◆ Task details ◆
Find the lines holding the string "diagram" in the data, then copy all of them.

◆ Records for processing ◆

-- BEGIN --

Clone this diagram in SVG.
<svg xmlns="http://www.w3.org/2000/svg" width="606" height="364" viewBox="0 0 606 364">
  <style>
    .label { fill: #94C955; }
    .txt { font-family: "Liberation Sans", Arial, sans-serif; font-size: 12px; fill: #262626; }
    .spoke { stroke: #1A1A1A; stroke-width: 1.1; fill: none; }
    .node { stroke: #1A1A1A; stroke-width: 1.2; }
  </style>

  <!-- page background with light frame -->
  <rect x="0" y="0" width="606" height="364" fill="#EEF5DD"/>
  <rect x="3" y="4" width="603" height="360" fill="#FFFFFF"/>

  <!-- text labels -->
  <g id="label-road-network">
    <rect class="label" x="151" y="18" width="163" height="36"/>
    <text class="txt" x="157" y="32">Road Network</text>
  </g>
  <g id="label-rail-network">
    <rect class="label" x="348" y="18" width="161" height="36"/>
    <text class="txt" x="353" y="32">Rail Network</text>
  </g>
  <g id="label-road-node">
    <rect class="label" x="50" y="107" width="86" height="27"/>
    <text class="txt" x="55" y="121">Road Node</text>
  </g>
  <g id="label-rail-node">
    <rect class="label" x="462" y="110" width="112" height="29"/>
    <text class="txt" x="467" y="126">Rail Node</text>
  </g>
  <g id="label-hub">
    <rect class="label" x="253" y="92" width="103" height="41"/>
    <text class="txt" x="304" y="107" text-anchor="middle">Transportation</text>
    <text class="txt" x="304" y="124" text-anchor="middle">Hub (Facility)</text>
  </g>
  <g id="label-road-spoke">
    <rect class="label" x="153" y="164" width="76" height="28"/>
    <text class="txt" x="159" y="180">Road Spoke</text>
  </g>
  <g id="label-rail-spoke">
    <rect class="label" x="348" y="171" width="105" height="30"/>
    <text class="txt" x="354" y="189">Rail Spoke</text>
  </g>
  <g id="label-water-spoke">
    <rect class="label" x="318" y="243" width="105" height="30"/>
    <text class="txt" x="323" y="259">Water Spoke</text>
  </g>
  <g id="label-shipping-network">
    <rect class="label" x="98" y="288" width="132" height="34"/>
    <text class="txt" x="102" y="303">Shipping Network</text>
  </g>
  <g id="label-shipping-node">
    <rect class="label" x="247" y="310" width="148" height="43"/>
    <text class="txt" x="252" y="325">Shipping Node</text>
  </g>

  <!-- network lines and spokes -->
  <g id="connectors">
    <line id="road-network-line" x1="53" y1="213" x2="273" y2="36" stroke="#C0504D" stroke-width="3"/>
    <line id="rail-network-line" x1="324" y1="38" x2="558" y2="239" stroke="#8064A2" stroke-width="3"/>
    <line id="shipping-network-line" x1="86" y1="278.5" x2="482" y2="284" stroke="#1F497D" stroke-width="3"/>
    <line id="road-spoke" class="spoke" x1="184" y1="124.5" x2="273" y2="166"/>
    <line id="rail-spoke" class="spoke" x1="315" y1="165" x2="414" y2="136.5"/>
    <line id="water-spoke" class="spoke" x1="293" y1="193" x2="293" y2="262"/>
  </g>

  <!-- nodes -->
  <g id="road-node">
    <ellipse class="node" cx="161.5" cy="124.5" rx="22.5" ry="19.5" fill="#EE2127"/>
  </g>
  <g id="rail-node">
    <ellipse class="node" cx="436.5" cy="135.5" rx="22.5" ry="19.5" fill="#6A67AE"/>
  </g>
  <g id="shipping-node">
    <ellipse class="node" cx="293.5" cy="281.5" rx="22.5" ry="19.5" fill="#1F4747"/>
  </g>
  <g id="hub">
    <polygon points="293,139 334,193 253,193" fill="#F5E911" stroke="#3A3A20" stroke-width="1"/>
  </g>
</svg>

-- END --
-- BEGIN --

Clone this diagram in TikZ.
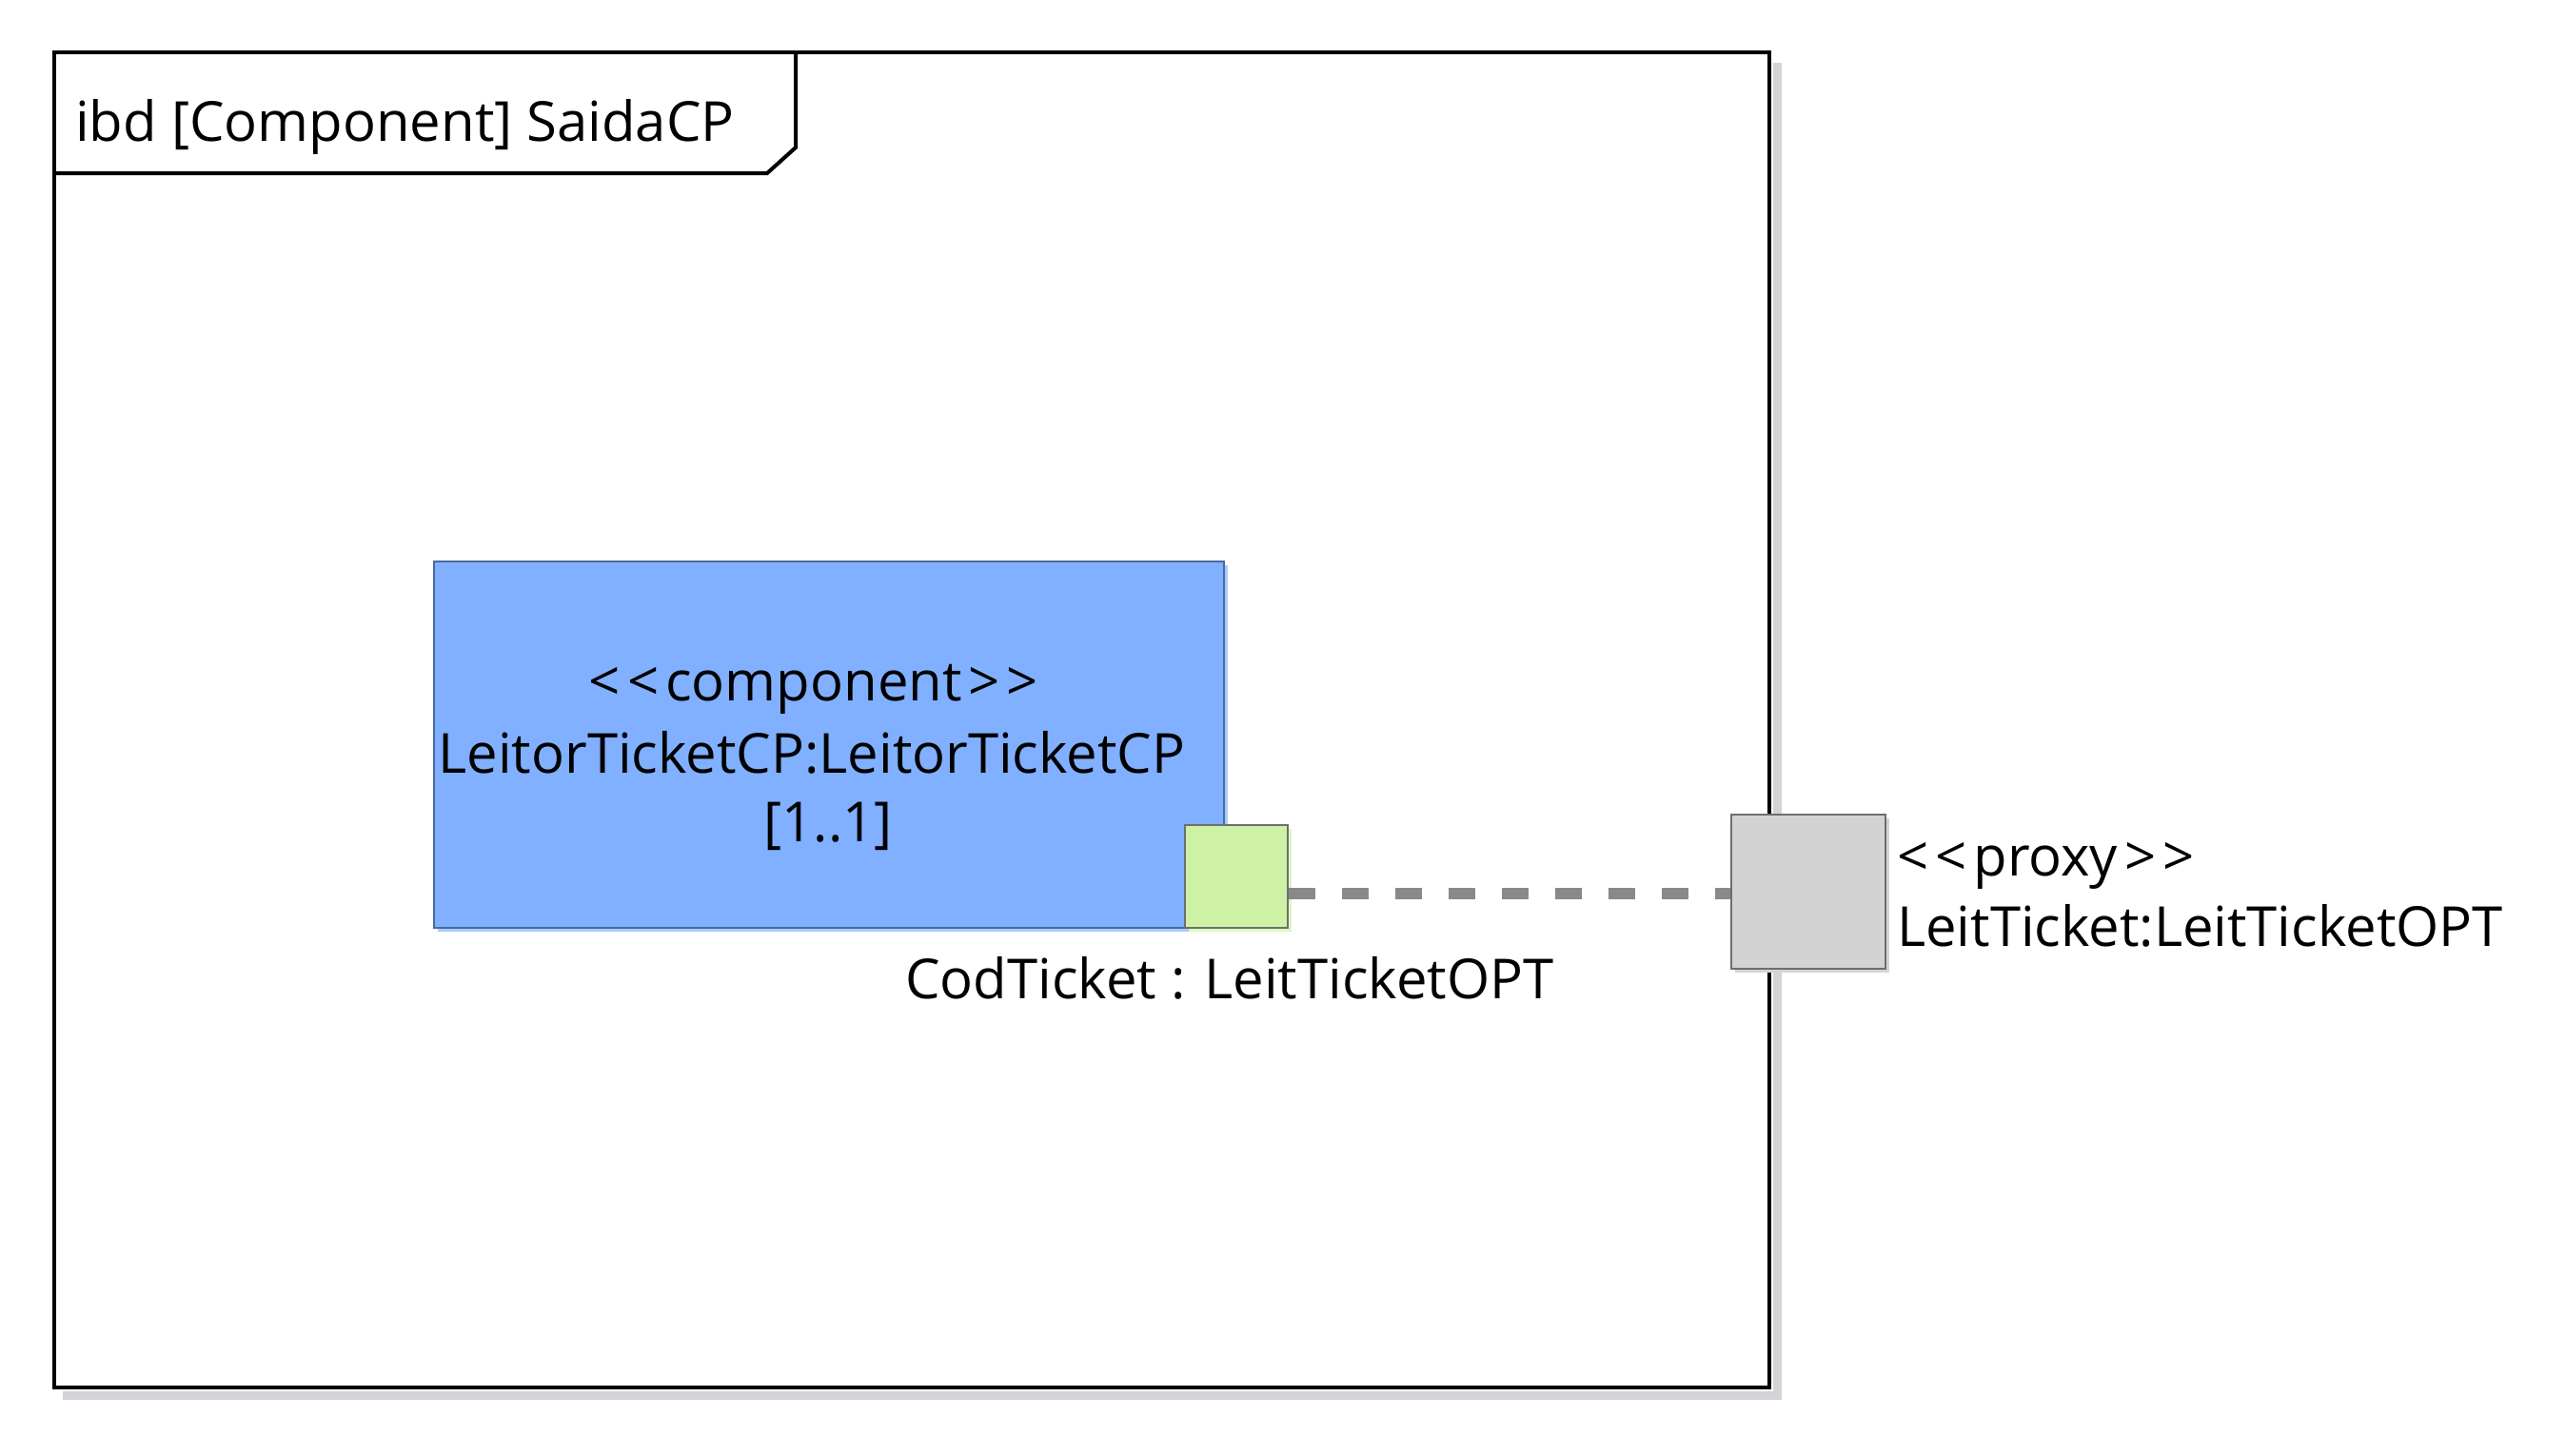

-- END --

◆ Output for this exercise ◆
Clone this diagram in SVG.
Clone this diagram in TikZ.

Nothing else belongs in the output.